3. One of the realizations is that with multidetector CT using a pitch of 6 or 8, will result that the time of acquiring a study may be in as little as 10 seconds. Therefore, one must adjust IV contrast injections to take advantage of this rapid scan acquisition. For example, if injection of 2 cc of contrast per second were done with a 120 cc of contrast and of 50 second delay, and 5 mm thick sections were obtained with a pitch of 6, then contrast will still be injected into the patient when the data acquisition phase study was long gone. One of the advantages of this of course is that the logical conclusion is that contrast volumes can be decreased (which is definitely true). At this time we are not certain of the extent of contrast reduction but 20-30% is probably not unreasonable for an estimate.

4. Many of the protocols listed require 3D imaging while others suggest that it can be helpful in select cases. All 3D imaging that we currently do is on the 3D Virtuoso (Siemens Medical Systems, Iselin, NJ) or on 3D virtuoso prototype software. It is important to recognize that the quality of 3D imaging will be dependent on the quality of 3D imaging system if all other factors are held constant.

5. The Siemens Somatom Plus-4 Volume Zoom scanner reconstructs data at a rate of better than 2 slices per second. This very rapid reconstruction time even in the face of large datasets allows the user to take advantage of varying reconstruction algorithms for the same patient. For example, on a CT scan of the chest, one can reconstruct the lung parenchyma with high resolution technique, then reconstruct the soft tissues with a classic soft tissue algorithm and finally reconstruct the bony thorax with a bone algorithm. In this way one does not compromise one part of the study to obtain a better image in a different part of the study.

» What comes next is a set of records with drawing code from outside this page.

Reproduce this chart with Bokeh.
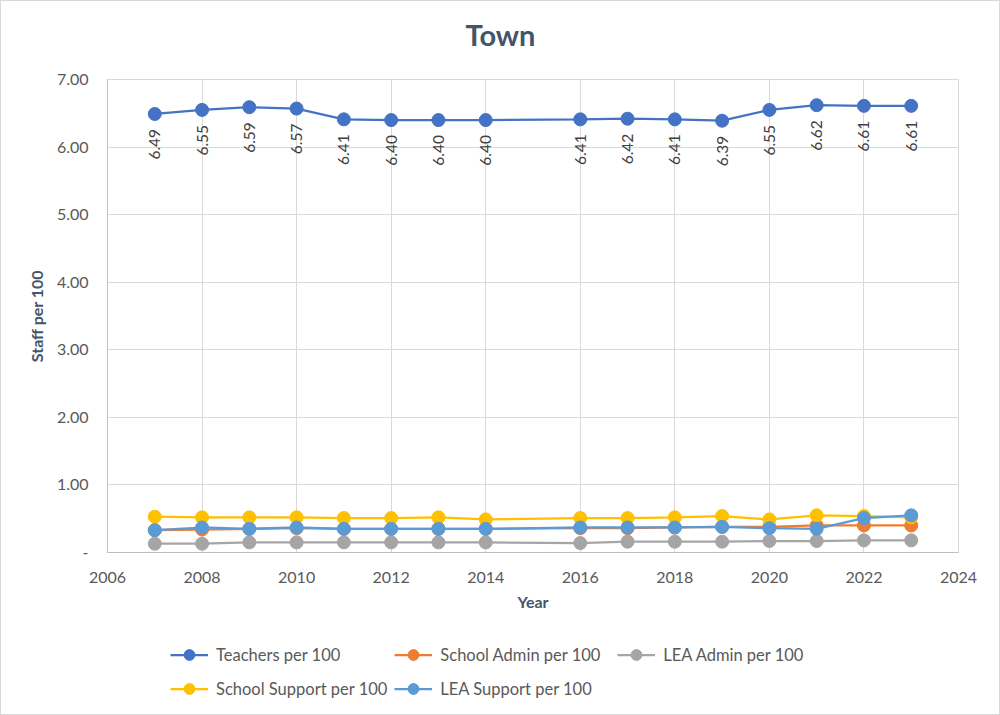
from bokeh.plotting import figure
from bokeh.models import ColumnDataSource, FixedTicker, Legend, LegendItem, PrintfTickFormatter, LabelSet, Label, Range1d
from bokeh.layouts import column
from bokeh.core.properties import value
from bokeh.embed import file_html
from bokeh.resources import INLINE
import math

years = [2007, 2008, 2009, 2010, 2011, 2012, 2013, 2014, 2016, 2017, 2018, 2019, 2020, 2021, 2022, 2023]
teachers = [6.49, 6.55, 6.59, 6.57, 6.41, 6.40, 6.40, 6.40, 6.41, 6.42, 6.41, 6.39, 6.55, 6.62, 6.61, 6.61]
school_admin = [0.33, 0.34, 0.35, 0.36, 0.35, 0.35, 0.35, 0.35, 0.36, 0.36, 0.37, 0.38, 0.38, 0.40, 0.40, 0.40]
lea_admin = [0.13, 0.13, 0.15, 0.15, 0.15, 0.15, 0.15, 0.15, 0.14, 0.16, 0.16, 0.16, 0.17, 0.17, 0.18, 0.18]
school_support = [0.53, 0.52, 0.52, 0.52, 0.51, 0.51, 0.52, 0.49, 0.51, 0.51, 0.52, 0.54, 0.49, 0.55, 0.54, 0.52]
lea_support = [0.33, 0.37, 0.35, 0.37, 0.35, 0.35, 0.35, 0.35, 0.37, 0.37, 0.37, 0.38, 0.36, 0.35, 0.51, 0.55]
x_ticks = list(range(2006, 2025, 2))
y_ticks = [0, 1, 2, 3, 4, 5, 6, 7]

series = [
    ("Teachers per 100", teachers, "#4472C4"),
    ("School Admin per 100", school_admin, "#ED7D31"),
    ("LEA Admin per 100", lea_admin, "#A5A5A5"),
    ("School Support per 100", school_support, "#FFC000"),
    ("LEA Support per 100", lea_support, "#5B9BD5"),
]

FONT = "Lato"
W = 998
TOP_H = 60

# title strip
tp = figure(width=W, height=TOP_H, output_backend="svg", toolbar_location=None,
            x_range=Range1d(0, 1), y_range=Range1d(0, 1),
            x_axis_location=None, y_axis_location=None,
            min_border_left=0, min_border_right=0, min_border_top=0, min_border_bottom=0)
tp.grid.visible = False
tp.outline_line_color = None
tp.add_layout(Label(x=393, y=27, x_units="screen", y_units="screen", text="Town",
                    text_align="center", text_baseline="middle", text_font=FONT,
                    text_font_size="29px", text_font_style="bold", text_color="#44546A"))

p = figure(width=W, height=627 - TOP_H, output_backend="svg", toolbar_location=None,
           x_range=Range1d(2006, 2024), y_range=Range1d(0, 7),
           min_border_left=106, min_border_right=W - 957, min_border_top=78 - TOP_H, min_border_bottom=76)

p.xaxis.ticker = FixedTicker(ticks=x_ticks)
p.yaxis.ticker = FixedTicker(ticks=y_ticks)
p.yaxis.formatter = PrintfTickFormatter(format="%.2f")
p.yaxis.major_label_overrides = {0: "-"}
for ax in (p.xaxis[0], p.yaxis[0]):
    ax.major_tick_line_color = None
    ax.minor_tick_line_color = None
    ax.axis_line_color = "#BFBFBF"
    ax.major_label_text_font = FONT
    ax.major_label_text_font_size = "16px"
    ax.major_label_text_color = "#595959"
    ax.axis_label_text_font = FONT
    ax.axis_label_text_font_size = "16px"
    ax.axis_label_text_font_style = "bold"
    ax.axis_label_text_color = "#44546A"
p.xaxis.axis_label = "Year"
p.yaxis.axis_label = "Staff per 100"
p.xaxis.major_label_standoff = 13
p.xaxis.axis_label_standoff = 6
p.yaxis.major_label_standoff = 13
p.yaxis.axis_label_standoff = 8
p.grid.grid_line_color = "#D9D9D9"
p.grid.grid_line_width = 1
p.outline_line_color = "#D9D9D9"

for name, vals, color in series:
    src = ColumnDataSource(dict(x=years, y=vals))
    p.line("x", "y", source=src, line_color=color, line_width=2.25)
    p.scatter("x", "y", source=src, size=13, fill_color=color, line_color=color)

lab_src = ColumnDataSource(dict(x=years, y=teachers, t=["%.2f" % v for v in teachers]))
labels = LabelSet(x="x", y="y", text="t", source=lab_src, angle=math.pi / 2,
                  text_align="right", text_baseline="middle", y_offset=-15,
                  text_font=value(FONT), text_font_size="15.5px", text_color="#404040")
p.add_layout(labels)

# legend strip (its own frame holds only the legend; the series lie outside its ranges)
lg = figure(width=W, height=86, output_backend="svg", toolbar_location=None,
            x_range=Range1d(0, 1), y_range=Range1d(0, 1),
            x_axis_location=None, y_axis_location=None,
            min_border_left=0, min_border_right=0, min_border_top=0, min_border_bottom=0)
lg.grid.visible = False
lg.outline_line_color = None
items = []
for name, vals, color in series:
    src = ColumnDataSource(dict(x=years, y=vals))
    r1 = lg.line("x", "y", source=src, line_color=color, line_width=2.25)
    r2 = lg.scatter("x", "y", source=src, size=10, fill_color=color, line_color=color)
    items.append(LegendItem(label=name, renderers=[r1, r2]))
legend = Legend(items=items, orientation="horizontal", ncols=3, location=(63, 12),
                label_text_font=FONT, label_text_font_size="16.5px", label_text_color="#595959",
                glyph_width=38, glyph_height=27, label_standoff=8, spacing=7, border_line_color=None,
                background_fill_alpha=0, padding=0, margin=0, label_width=170)
lg.add_layout(legend, "center")

layout = column(tp, p, lg, spacing=0)
layout.styles = {"border": "1px solid #D9D9D9"}

open("out.html", "w").write(file_html(layout, INLINE))
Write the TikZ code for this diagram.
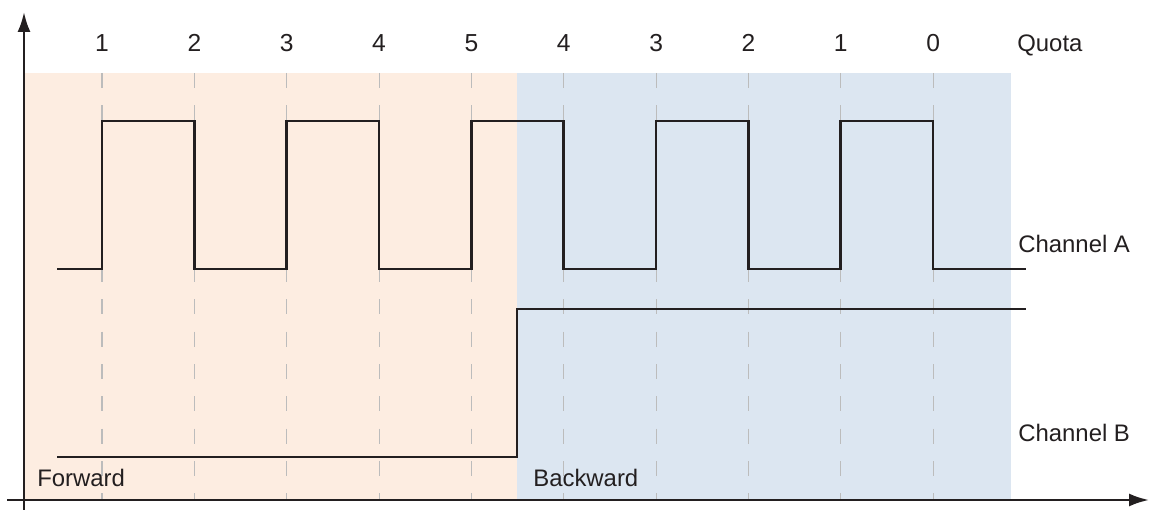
\documentclass[tikz,border=0pt]{standalone}
\usepackage{fontspec}
\setmainfont{Liberation Sans}
\usetikzlibrary{arrows.meta,positioning}
\definecolor{fwdfill}{RGB}{253,237,225}
\definecolor{bwdfill}{RGB}{220,230,241}
\definecolor{gridgray}{RGB}{188,188,188}
\definecolor{inkdark}{RGB}{35,31,32}
\tikzset{
  axisline/.style={-{Latex[length=4mm,width=2.6mm]}, draw=inkdark, line width=1.4pt},
  sigline/.style={draw=inkdark, line width=1.5pt},
  gridline/.style={draw=gridgray, line width=0.6pt, dash pattern=on 8.5pt off 9.9pt},
  quotanum/.style={anchor=base, inner sep=0pt, font=\fontsize{14}{16}\selectfont, text=inkdark},
  chlabel/.style={anchor=base west, inner sep=0pt, font=\fontsize{13.6}{16}\selectfont, text=inkdark},
}

\begin{document}
\begin{tikzpicture}
  \useasboundingbox (0,0) rectangle (22.98,10.2);

  % direction areas
  \fill[fwdfill] (0.48,0.2) rectangle (10.34,8.74);
  \fill[bwdfill] (10.34,0.2) rectangle (20.22,8.74);

  % quota ticks
  \draw[gridline] (2.04,8.74)  -- (2.04,0.2);
  \draw[gridline] (3.887,8.74) -- (3.887,0.2);
  \draw[gridline] (5.734,8.74) -- (5.734,0.2);
  \draw[gridline] (7.581,8.74) -- (7.581,0.2);
  \draw[gridline] (9.428,8.74) -- (9.428,0.2);
  \draw[gridline] (11.275,8.74) -- (11.275,0.2);
  \draw[gridline] (13.122,8.74) -- (13.122,0.2);
  \draw[gridline] (14.969,8.74) -- (14.969,0.2);
  \draw[gridline] (16.816,8.74) -- (16.816,0.2);
  \draw[gridline] (18.663,8.74) -- (18.663,0.2);

  \node[quotanum] (q1)  at (2.04,9.16)   {1};
  \node[quotanum] (q2)  at (3.887,9.16)  {2};
  \node[quotanum] (q3)  at (5.734,9.16)  {3};
  \node[quotanum] (q4)  at (7.581,9.16)  {4};
  \node[quotanum] (q5)  at (9.428,9.16)  {5};
  \node[quotanum] (q6)  at (11.275,9.16) {4};
  \node[quotanum] (q7)  at (13.122,9.16) {3};
  \node[quotanum] (q8)  at (14.969,9.16) {2};
  \node[quotanum] (q9)  at (16.816,9.16) {1};
  \node[quotanum] (q10) at (18.663,9.16) {0};
  \node[chlabel]  (quota) at (20.34,9.16) {Quota};

  % channel A
  \draw[sigline] (1.14,4.82) -- (2.04,4.82) -- (2.04,7.78) -- (3.887,7.78) -- (3.887,4.82)
    -- (5.734,4.82) -- (5.734,7.78) -- (7.581,7.78) -- (7.581,4.82)
    -- (9.428,4.82) -- (9.428,7.78) -- (11.275,7.78) -- (11.275,4.82)
    -- (13.122,4.82) -- (13.122,7.78) -- (14.969,7.78) -- (14.969,4.82)
    -- (16.816,4.82) -- (16.816,7.78) -- (18.663,7.78) -- (18.663,4.82) -- (20.52,4.82);
  \node[chlabel] (chA) at (20.36,5.14) {Channel A};

  % channel B
  \draw[sigline] (1.14,1.06) -- (10.34,1.06) -- (10.34,4.02) -- (20.52,4.02);
  \node[chlabel] (chB) at (20.36,1.36) {Channel B};

  \node[chlabel] (fwd) at (0.74,0.46)  {Forward};
  \node[chlabel] (bwd) at (10.66,0.46) {Backward};

  % axes
  \coordinate (xstart) at (0.14,0.2);
  \coordinate (xend)   at (22.98,0.2);
  \coordinate (ystart) at (0.48,0);
  \coordinate (yend)   at (0.48,9.96);
  \draw[axisline] (xstart) -- (xend);
  \draw[axisline] (ystart) -- (yend);
\end{tikzpicture}
\end{document}
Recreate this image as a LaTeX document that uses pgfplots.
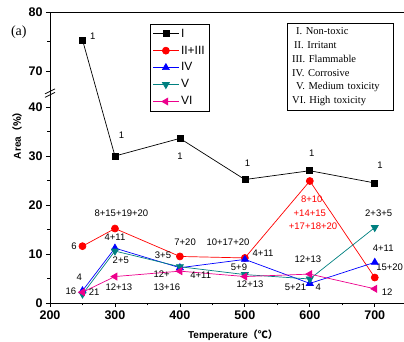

6. We currently have the choice of three different collimators which are in banks of 4 detectors. They are 1 mm, 2.5 mm, and 5 mm. Although the 5 mm collimation will allow for longest travel time we do not find it necessary in practice to use it. You will find no protocol in this program that uses the 5 mm collimation. Rather our protocols tend to focus on the 2.5 mm and the 1 mm collimation.

7. Although it is possible to reconstruct any dataset at 1 mm intervals certain questions need to be answered before this is done on a routine basis. These questions include the following:

• (a) Will more lesions be detected by reconstructing at 1 mm intervals than at 3 or 5 mm intervals?
• (b) Do we run the risk of missing lesions because there are too many images for the radiologists to review?
• (c) If one does not have a PAC system how do we handle 300-500 slice datasets?
• (f) Can your workstation handle 300-500 slices on a routine basis or does it become prohibitively slow?
• (d) Is your network capable of handling these large datasets on a routine basis without crashing?
• (e) What information will you achieve? We now archive all the initial slices with select images. This is costly both the time as well as in retrieval. It will not be a long term solution in my opinion.

I believe we are reaching the era in CT where the best study we can obtain may not be the study that is always necessary. Therefore, our protocols try to form a reasonable bridge between what is possible and what is necessary. As always our goal is in the best patient care. In CT means the best possible study for detection of disease, accurate determination of the disease process and correct staging of disease. Multidetector CT provides the promise of achieving these needs better. Hopefully this program will help you begin this journey.